Begin Data segment
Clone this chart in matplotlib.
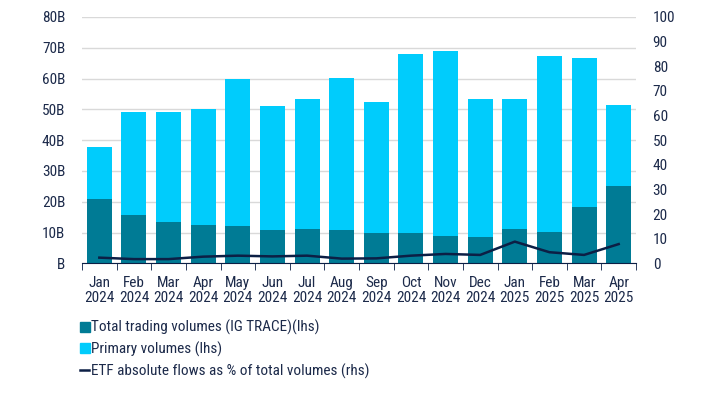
import matplotlib
matplotlib.use("Agg")
import matplotlib.pyplot as plt
import numpy as np
from matplotlib.lines import Line2D

months = ["Jan\n2024", "Feb\n2024", "Mar\n2024", "Apr\n2024", "May\n2024", "Jun\n2024",
          "Jul\n2024", "Aug\n2024", "Sep\n2024", "Oct\n2024", "Nov\n2024", "Dec\n2024",
          "Jan\n2025", "Feb\n2025", "Mar\n2025", "Apr\n2025"]
trading = [20.8, 15.6, 13.4, 12.4, 12.1, 10.8, 11.1, 10.8, 9.8, 9.8, 8.9, 8.5, 11.0, 10.2, 18.2, 25.2]
totals = [37.9, 49.1, 49.1, 50.1, 59.8, 51.1, 53.4, 60.1, 52.4, 68.1, 69.1, 53.4, 53.4, 67.4, 66.6, 51.4]
primary = [t - d for t, d in zip(totals, trading)]
etf_pct = [2.3, 1.7, 1.7, 2.7, 3.1, 2.8, 3.1, 1.9, 2.0, 3.1, 3.8, 3.4, 8.8, 4.5, 3.4, 7.8]
left_ticks = [0, 10, 20, 30, 40, 50, 60, 70, 80]
left_labels = ["B", "10B", "20B", "30B", "40B", "50B", "60B", "70B", "80B"]
right_ticks = [0, 10, 20, 30, 40, 50, 60, 70, 80, 90, 100]

dark = "#007b95"
light = "#00ccfc"
navy = "#0c1f45"
txt = "#1c2a4a"
fs = 11

plt.rcParams['font.family'] = ['Roboto Condensed', 'Liberation Sans', 'DejaVu Sans']

fig = plt.figure(figsize=(7.2, 3.93), dpi=100)
ax = fig.add_axes([82/720, 1-263.3/393, (636-82)/720, (263.3-17)/393])
x = np.arange(len(months))
ax.bar(x, trading, width=0.72, color=dark, zorder=2)
ax.bar(x, primary, width=0.72, bottom=trading, color=light, zorder=2)
ax.set_xlim(-0.5, len(months)-0.5)
ax.set_ylim(0, 80)
ax.set_yticks(left_ticks)
ax.set_yticklabels(left_labels)
ax.yaxis.grid(True, color="#d9d9d9", linewidth=1, zorder=0)
ax.set_axisbelow(True)
for s in ["left", "right", "top"]:
    ax.spines[s].set_visible(False)
ax.spines["bottom"].set_color(navy)
ax.tick_params(axis="y", length=0, labelsize=fs, labelcolor=txt, pad=12)
ax.set_xticks(x)
ax.set_xticklabels(months, linespacing=1.1)
ax.tick_params(axis="x", which="major", length=0, labelsize=fs, labelcolor=txt, pad=9)
ax.set_xticks(np.arange(-0.5, len(months), 1), minor=True)
ax.tick_params(axis="x", which="minor", length=5, color=navy, direction="out")

ax2 = ax.twinx()
ax2.plot(x, etf_pct, color=navy, linewidth=1.8, zorder=3)
ax2.set_ylim(0, 100)
ax2.set_yticks(right_ticks)
for s in ["left", "right", "top", "bottom"]:
    ax2.spines[s].set_visible(False)
ax2.tick_params(axis="y", length=0, labelsize=fs, labelcolor=txt, pad=12)

handles = [
    Line2D([], [], marker="s", color=dark, linestyle="none", markersize=6.5),
    Line2D([], [], marker="s", color=light, linestyle="none", markersize=6.5),
    Line2D([], [], color=navy, linewidth=1.8),
]
labels = ["Total trading volumes (IG TRACE)(lhs)", "Primary volumes (lhs)",
          "ETF absolute flows as % of total volumes (rhs)"]
leg = fig.legend(handles, labels, loc="upper left", bbox_to_anchor=(80/720, 1-320/393),
                 frameon=False, fontsize=fs, handlelength=0.6, handletextpad=0.15,
                 labelspacing=0.42, borderaxespad=0, borderpad=0)
for t in leg.get_texts():
    t.set_color(txt)

fig.savefig("out.png", dpi=100)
End Data segment
• [Given task] Copy out the whole listing exactly, and don't carry over any pictures.

• [Response for this exercise]
Clone this chart in matplotlib.
import matplotlib
matplotlib.use("Agg")
import matplotlib.pyplot as plt
import numpy as np
from matplotlib.lines import Line2D

months = ["Jan\n2024", "Feb\n2024", "Mar\n2024", "Apr\n2024", "May\n2024", "Jun\n2024",
          "Jul\n2024", "Aug\n2024", "Sep\n2024", "Oct\n2024", "Nov\n2024", "Dec\n2024",
          "Jan\n2025", "Feb\n2025", "Mar\n2025", "Apr\n2025"]
trading = [20.8, 15.6, 13.4, 12.4, 12.1, 10.8, 11.1, 10.8, 9.8, 9.8, 8.9, 8.5, 11.0, 10.2, 18.2, 25.2]
totals = [37.9, 49.1, 49.1, 50.1, 59.8, 51.1, 53.4, 60.1, 52.4, 68.1, 69.1, 53.4, 53.4, 67.4, 66.6, 51.4]
primary = [t - d for t, d in zip(totals, trading)]
etf_pct = [2.3, 1.7, 1.7, 2.7, 3.1, 2.8, 3.1, 1.9, 2.0, 3.1, 3.8, 3.4, 8.8, 4.5, 3.4, 7.8]
left_ticks = [0, 10, 20, 30, 40, 50, 60, 70, 80]
left_labels = ["B", "10B", "20B", "30B", "40B", "50B", "60B", "70B", "80B"]
right_ticks = [0, 10, 20, 30, 40, 50, 60, 70, 80, 90, 100]

dark = "#007b95"
light = "#00ccfc"
navy = "#0c1f45"
txt = "#1c2a4a"
fs = 11

plt.rcParams['font.family'] = ['Roboto Condensed', 'Liberation Sans', 'DejaVu Sans']

fig = plt.figure(figsize=(7.2, 3.93), dpi=100)
ax = fig.add_axes([82/720, 1-263.3/393, (636-82)/720, (263.3-17)/393])
x = np.arange(len(months))
ax.bar(x, trading, width=0.72, color=dark, zorder=2)
ax.bar(x, primary, width=0.72, bottom=trading, color=light, zorder=2)
ax.set_xlim(-0.5, len(months)-0.5)
ax.set_ylim(0, 80)
ax.set_yticks(left_ticks)
ax.set_yticklabels(left_labels)
ax.yaxis.grid(True, color="#d9d9d9", linewidth=1, zorder=0)
ax.set_axisbelow(True)
for s in ["left", "right", "top"]:
    ax.spines[s].set_visible(False)
ax.spines["bottom"].set_color(navy)
ax.tick_params(axis="y", length=0, labelsize=fs, labelcolor=txt, pad=12)
ax.set_xticks(x)
ax.set_xticklabels(months, linespacing=1.1)
ax.tick_params(axis="x", which="major", length=0, labelsize=fs, labelcolor=txt, pad=9)
ax.set_xticks(np.arange(-0.5, len(months), 1), minor=True)
ax.tick_params(axis="x", which="minor", length=5, color=navy, direction="out")

ax2 = ax.twinx()
ax2.plot(x, etf_pct, color=navy, linewidth=1.8, zorder=3)
ax2.set_ylim(0, 100)
ax2.set_yticks(right_ticks)
for s in ["left", "right", "top", "bottom"]:
    ax2.spines[s].set_visible(False)
ax2.tick_params(axis="y", length=0, labelsize=fs, labelcolor=txt, pad=12)

handles = [
    Line2D([], [], marker="s", color=dark, linestyle="none", markersize=6.5),
    Line2D([], [], marker="s", color=light, linestyle="none", markersize=6.5),
    Line2D([], [], color=navy, linewidth=1.8),
]
labels = ["Total trading volumes (IG TRACE)(lhs)", "Primary volumes (lhs)",
          "ETF absolute flows as % of total volumes (rhs)"]
leg = fig.legend(handles, labels, loc="upper left", bbox_to_anchor=(80/720, 1-320/393),
                 frameon=False, fontsize=fs, handlelength=0.6, handletextpad=0.15,
                 labelspacing=0.42, borderaxespad=0, borderpad=0)
for t in leg.get_texts():
    t.set_color(txt)

fig.savefig("out.png", dpi=100)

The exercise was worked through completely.